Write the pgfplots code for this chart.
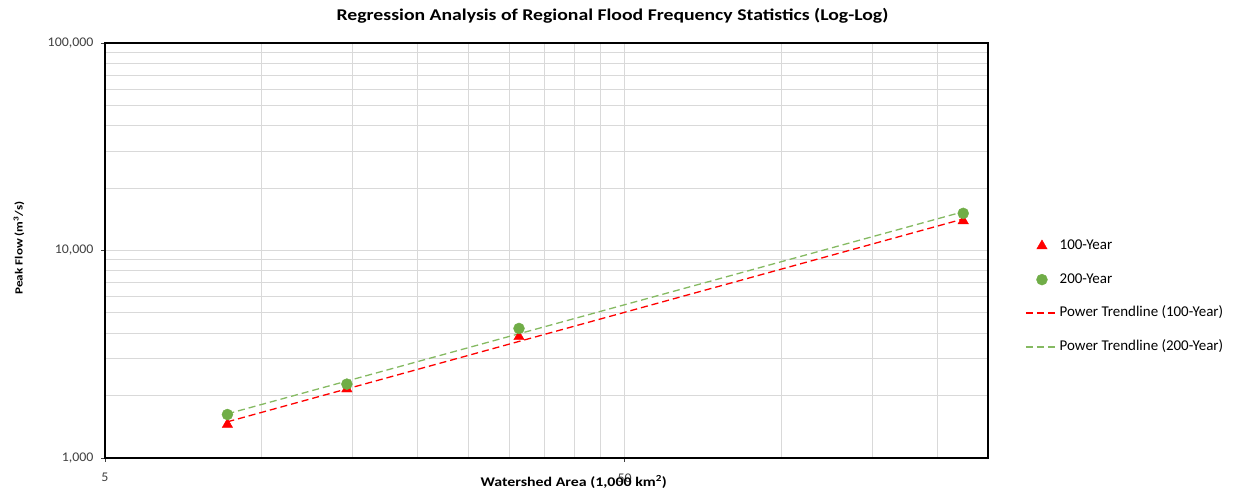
\documentclass[border=0pt]{standalone}
\usepackage{pgfplots}
\pgfplotsset{compat=1.18}
\usepackage{fontspec}
\setmainfont{Carlito}
\newfontfamily\widefont[FakeStretch=1.2]{Carlito}
\newfontfamily\tickfont[FakeStretch=1.05]{Carlito}
\definecolor{grn}{HTML}{70AD47}
\definecolor{grnl}{HTML}{85BA62}
\definecolor{gridc}{HTML}{D9D9D9}
\definecolor{tickc}{HTML}{404040}
\definecolor{trred}{HTML}{FF0000}
\pgfplotsset{
  triLeg/.style={legend image code/.code={\fill[red] plot[mark=triangle*, mark size=6bp, only marks] coordinates {(16bp,0bp)};}},
  cirLeg/.style={legend image code/.code={\fill[grn] (16bp,0bp) circle[radius=5.5bp];}},
  redLeg/.style={legend image code/.code={\draw[trred, line width=1.5bp, dash pattern=on 7bp off 4bp] (0bp,0.5bp) -- (32bp,0.5bp);}},
  grnLeg/.style={legend image code/.code={\draw[grnl, line width=1.3bp, dash pattern=on 7bp off 4bp] (0bp,0bp) -- (32bp,0bp);}},
}
\begin{document}
\begin{tikzpicture}[x=1bp,y=1bp]
\useasboundingbox (-105,-39) rectangle (1134,458);
\begin{axis}[
  at={(0,0)}, anchor=south west,
  scale only axis, width=883bp, height=415bp,
  xmode=log, ymode=log,
  xmin=5, xmax=250, ymin=1000, ymax=100000,
  xtick={5,50}, xticklabels={5,50},
  minor xtick={10,15,20,25,30,35,40,45,100,150,200,250},
  ytick={1000,10000,100000}, yticklabels={{1,000},{10,000},{100,000}},
  minor ytick={2000,3000,4000,5000,6000,7000,8000,9000,20000,30000,40000,50000,60000,70000,80000,90000},
  grid=both,
  major grid style={gridc, line width=1bp},
  minor grid style={gridc, line width=1bp},
  axis line style={black, line width=1.5bp},
  tick align=outside, tick pos=left,
  major tick length=4bp, minor tick length=0bp,
  major tick style={tickc, line width=0.8bp},
  ticklabel style={font=\tickfont\fontsize{13.3}{16}\selectfont, text=tickc},
  xticklabel style={yshift=-8bp},
  yticklabel style={xshift=-4bp},
  title={Regression Analysis of Regional Flood Frequency Statistics (Log-Log)},
  title style={at={(axis description cs:0.5747,1)}, anchor=base, yshift=16.3bp, inner sep=0pt, font=\widefont\bfseries\fontsize{16.5}{19}\selectfont},
  xlabel={Watershed Area (1,000 km\textsuperscript{2})},
  xlabel style={at={(axis description cs:0.5308,0)}, anchor=base, yshift=-28.7bp, inner sep=0pt, font=\widefont\bfseries\fontsize{13.3}{16}\selectfont},
  ylabel={Peak Flow (m\textsuperscript{3}/s)},
  ylabel style={at={(axis description cs:-0.0974,0.506)}, anchor=center, inner sep=0pt, font=\widefont\bfseries\fontsize{11}{13}\selectfont},
  legend style={at={(axis description cs:1,0.394)}, anchor=west, xshift=37bp, yshift=-2bp, draw=none, fill=none, inner sep=0pt,
    font=\fontsize{15}{17}\selectfont, row sep=18.7bp,
    nodes={text height=10bp, text depth=3bp, inner sep=1bp, anchor=west}},
  legend cell align=left,
]
\addplot[only marks, mark=triangle*, mark size=6bp, color=red, triLeg]
  coordinates {(8.6,1450) (14.6,2150) (31.3,3840) (224,13900)};
\addlegendentry{100-Year}
\addplot[only marks, mark=*, mark size=5.5bp, color=grn, cirLeg]
  coordinates {(8.6,1620) (14.6,2270) (31.3,4210) (224,15100)};
\addlegendentry{200-Year}
\addplot[color=red, no marks, line width=1.3bp, dash pattern=on 7bp off 4bp, redLeg]
  coordinates {(8.6,1494) (224,14186)};
\addlegendentry{Power Trendline (100-Year)}
\addplot[color=grnl, no marks, line width=1.3bp, dash pattern=on 7bp off 4bp, grnLeg]
  coordinates {(8.6,1632) (224,15373)};
\addlegendentry{Power Trendline (200-Year)}
\end{axis}
\end{tikzpicture}
\end{document}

------------

- Set task -
Working from the material above, transcribe it exactly while omitting pictures.

- Solution -
Write the pgfplots code for this chart.
\documentclass[border=0pt]{standalone}
\usepackage{pgfplots}
\pgfplotsset{compat=1.18}
\usepackage{fontspec}
\setmainfont{Carlito}
\newfontfamily\widefont[FakeStretch=1.2]{Carlito}
\newfontfamily\tickfont[FakeStretch=1.05]{Carlito}
\definecolor{grn}{HTML}{70AD47}
\definecolor{grnl}{HTML}{85BA62}
\definecolor{gridc}{HTML}{D9D9D9}
\definecolor{tickc}{HTML}{404040}
\definecolor{trred}{HTML}{FF0000}
\pgfplotsset{
  triLeg/.style={legend image code/.code={\fill[red] plot[mark=triangle*, mark size=6bp, only marks] coordinates {(16bp,0bp)};}},
  cirLeg/.style={legend image code/.code={\fill[grn] (16bp,0bp) circle[radius=5.5bp];}},
  redLeg/.style={legend image code/.code={\draw[trred, line width=1.5bp, dash pattern=on 7bp off 4bp] (0bp,0.5bp) -- (32bp,0.5bp);}},
  grnLeg/.style={legend image code/.code={\draw[grnl, line width=1.3bp, dash pattern=on 7bp off 4bp] (0bp,0bp) -- (32bp,0bp);}},
}
\begin{document}
\begin{tikzpicture}[x=1bp,y=1bp]
\useasboundingbox (-105,-39) rectangle (1134,458);
\begin{axis}[
  at={(0,0)}, anchor=south west,
  scale only axis, width=883bp, height=415bp,
  xmode=log, ymode=log,
  xmin=5, xmax=250, ymin=1000, ymax=100000,
  xtick={5,50}, xticklabels={5,50},
  minor xtick={10,15,20,25,30,35,40,45,100,150,200,250},
  ytick={1000,10000,100000}, yticklabels={{1,000},{10,000},{100,000}},
  minor ytick={2000,3000,4000,5000,6000,7000,8000,9000,20000,30000,40000,50000,60000,70000,80000,90000},
  grid=both,
  major grid style={gridc, line width=1bp},
  minor grid style={gridc, line width=1bp},
  axis line style={black, line width=1.5bp},
  tick align=outside, tick pos=left,
  major tick length=4bp, minor tick length=0bp,
  major tick style={tickc, line width=0.8bp},
  ticklabel style={font=\tickfont\fontsize{13.3}{16}\selectfont, text=tickc},
  xticklabel style={yshift=-8bp},
  yticklabel style={xshift=-4bp},
  title={Regression Analysis of Regional Flood Frequency Statistics (Log-Log)},
  title style={at={(axis description cs:0.5747,1)}, anchor=base, yshift=16.3bp, inner sep=0pt, font=\widefont\bfseries\fontsize{16.5}{19}\selectfont},
  xlabel={Watershed Area (1,000 km\textsuperscript{2})},
  xlabel style={at={(axis description cs:0.5308,0)}, anchor=base, yshift=-28.7bp, inner sep=0pt, font=\widefont\bfseries\fontsize{13.3}{16}\selectfont},
  ylabel={Peak Flow (m\textsuperscript{3}/s)},
  ylabel style={at={(axis description cs:-0.0974,0.506)}, anchor=center, inner sep=0pt, font=\widefont\bfseries\fontsize{11}{13}\selectfont},
  legend style={at={(axis description cs:1,0.394)}, anchor=west, xshift=37bp, yshift=-2bp, draw=none, fill=none, inner sep=0pt,
    font=\fontsize{15}{17}\selectfont, row sep=18.7bp,
    nodes={text height=10bp, text depth=3bp, inner sep=1bp, anchor=west}},
  legend cell align=left,
]
\addplot[only marks, mark=triangle*, mark size=6bp, color=red, triLeg]
  coordinates {(8.6,1450) (14.6,2150) (31.3,3840) (224,13900)};
\addlegendentry{100-Year}
\addplot[only marks, mark=*, mark size=5.5bp, color=grn, cirLeg]
  coordinates {(8.6,1620) (14.6,2270) (31.3,4210) (224,15100)};
\addlegendentry{200-Year}
\addplot[color=red, no marks, line width=1.3bp, dash pattern=on 7bp off 4bp, redLeg]
  coordinates {(8.6,1494) (224,14186)};
\addlegendentry{Power Trendline (100-Year)}
\addplot[color=grnl, no marks, line width=1.3bp, dash pattern=on 7bp off 4bp, grnLeg]
  coordinates {(8.6,1632) (224,15373)};
\addlegendentry{Power Trendline (200-Year)}
\end{axis}
\end{tikzpicture}
\end{document}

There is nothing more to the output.